WHAT IS BEING ASKED » Return the first line, the line containing "Chart.register(...registerables);", and every line between them, exactly as they stand.

DATA EXTRACT »

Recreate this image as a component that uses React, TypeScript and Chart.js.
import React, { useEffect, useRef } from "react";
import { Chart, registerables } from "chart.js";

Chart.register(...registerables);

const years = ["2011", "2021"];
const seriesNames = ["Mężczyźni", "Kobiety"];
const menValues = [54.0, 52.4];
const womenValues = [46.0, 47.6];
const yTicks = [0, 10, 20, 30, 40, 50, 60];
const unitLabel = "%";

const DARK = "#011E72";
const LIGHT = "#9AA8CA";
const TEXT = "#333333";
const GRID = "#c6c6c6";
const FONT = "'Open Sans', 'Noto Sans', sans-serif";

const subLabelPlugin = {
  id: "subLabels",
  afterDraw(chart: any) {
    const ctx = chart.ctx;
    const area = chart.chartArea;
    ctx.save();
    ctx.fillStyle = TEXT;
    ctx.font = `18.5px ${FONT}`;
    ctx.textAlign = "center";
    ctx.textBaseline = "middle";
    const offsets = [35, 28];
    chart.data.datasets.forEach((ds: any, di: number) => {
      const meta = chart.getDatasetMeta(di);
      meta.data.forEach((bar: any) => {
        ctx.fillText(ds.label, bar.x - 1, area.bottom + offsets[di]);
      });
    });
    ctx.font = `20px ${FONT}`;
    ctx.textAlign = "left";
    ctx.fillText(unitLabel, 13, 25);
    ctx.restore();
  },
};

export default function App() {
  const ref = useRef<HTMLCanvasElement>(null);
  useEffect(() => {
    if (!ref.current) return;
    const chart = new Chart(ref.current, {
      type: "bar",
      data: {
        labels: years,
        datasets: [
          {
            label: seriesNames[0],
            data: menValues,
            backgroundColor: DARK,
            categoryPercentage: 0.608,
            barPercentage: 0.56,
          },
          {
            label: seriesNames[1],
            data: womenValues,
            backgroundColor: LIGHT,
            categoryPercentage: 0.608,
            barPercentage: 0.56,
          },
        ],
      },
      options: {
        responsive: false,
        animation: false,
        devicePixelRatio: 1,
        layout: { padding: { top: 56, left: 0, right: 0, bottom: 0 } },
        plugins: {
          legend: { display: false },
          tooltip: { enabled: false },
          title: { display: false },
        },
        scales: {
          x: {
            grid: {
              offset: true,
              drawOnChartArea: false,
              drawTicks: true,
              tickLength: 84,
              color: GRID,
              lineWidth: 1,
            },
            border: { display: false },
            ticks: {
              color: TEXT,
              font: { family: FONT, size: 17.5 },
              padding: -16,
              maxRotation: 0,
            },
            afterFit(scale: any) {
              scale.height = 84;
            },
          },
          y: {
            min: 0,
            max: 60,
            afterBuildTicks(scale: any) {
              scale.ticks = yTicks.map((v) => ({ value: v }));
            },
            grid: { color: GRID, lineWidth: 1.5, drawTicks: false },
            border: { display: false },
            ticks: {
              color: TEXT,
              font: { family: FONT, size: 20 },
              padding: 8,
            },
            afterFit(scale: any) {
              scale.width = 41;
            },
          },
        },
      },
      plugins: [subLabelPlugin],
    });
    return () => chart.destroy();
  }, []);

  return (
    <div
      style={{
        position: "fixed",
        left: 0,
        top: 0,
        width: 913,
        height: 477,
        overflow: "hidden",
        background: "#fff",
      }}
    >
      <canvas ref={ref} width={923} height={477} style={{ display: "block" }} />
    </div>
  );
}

WORKED SOLUTION »
Recreate this image as a component that uses React, TypeScript and Chart.js.
import React, { useEffect, useRef } from "react";
import { Chart, registerables } from "chart.js";

Chart.register(...registerables);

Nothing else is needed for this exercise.